I never thought about lesions on his brainstem!! His pain is right across the forehead, moving from there.
Thank you, everyone for understanding! Being a homecare hospice aide/patient advocate for MS while having chronic daily migraine is no walk in the park! Nosebleeds and nausea while changing someone with bowel incontinence~ NO EASY TASK!
To all those with MS~ have mercy on your caregiver! I got in trouble with Paul for oversleeping after a two day migraine!! Ease up! Treat your caregiver with respect and friendship, don't kick us when wer'e down! We know MS is a horrible disease~ we are human, too!!
I noticed that the Beta Seron 1b 0.3mg also can cause headaches. Just what Paul uses! Any news on MS & Migraine, please let me know!!!

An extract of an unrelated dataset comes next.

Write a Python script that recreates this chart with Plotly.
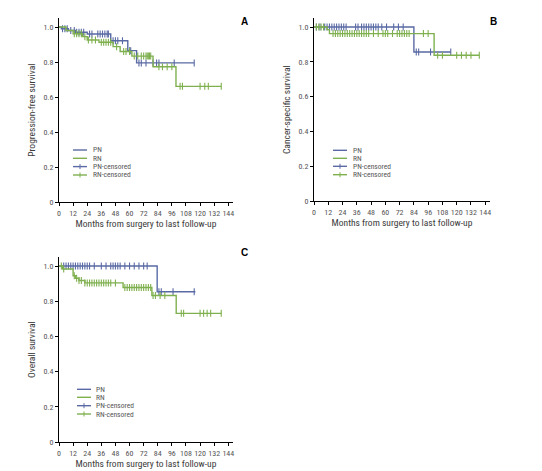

I had migraines for exactly 13 months just before I was diagnosed with MS. I had never had trouble with headaches in the past, before I woke up one day with a headache almost beyond description. It lasted 6 days. I stayed in a darken room, except to take care of hygiene needs, only drinking sips of water. I wasn't able to tolerate food at all. I went to the doctor on day 6 and she thought I had had a small stroke. I was in a Neurologists office that afternoon.

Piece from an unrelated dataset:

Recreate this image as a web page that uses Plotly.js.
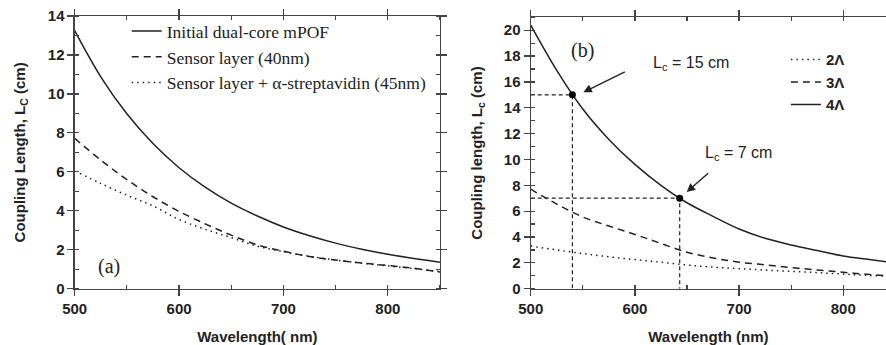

I had the auras at the beginning of the headache. When the auras stopped, my vision suddenly blurred, then the drastic headaches began. This went off and on for 13 months. One day, I woke up and the migraines were gone, just as suddenly as they began.
In all these years after, I have had only 3 migraines. I truly believe that this was the start of "the MS." I don't think anyone could convince me otherwise.
During that time I was put on a beta-blocker and a pain medication called Esgic. Back then, nothing really helped the pain, but an ice-pack to that one side of my head. It was always on the right side. Today, most of my MS symptoms are on the right side. My spinal lesion happens to be on the right side of the cord in my thoracic area. Don't know whether they are all connected.
I feel for those that suffer from migraines. They are definitely life alterting.
My migraines started when I turned 30. I never had such a headache before, but saw my friend's mom have cluster migraines in the eye. My migraines are almost always left sided. When I have aura with no pain , I know one is on its way within 24 hours or less. I felt like I had a tumor in my head. Cat scans & MRI's later~ show a slight pinch in my neck, but not enough to cause this much pain! My neck has lost most of its curve. I am 46 now, and when all else fails, it's ER time for barbituate shots!! Can't wait to learn craniosacral massage techniques in advanced massage class coming up!!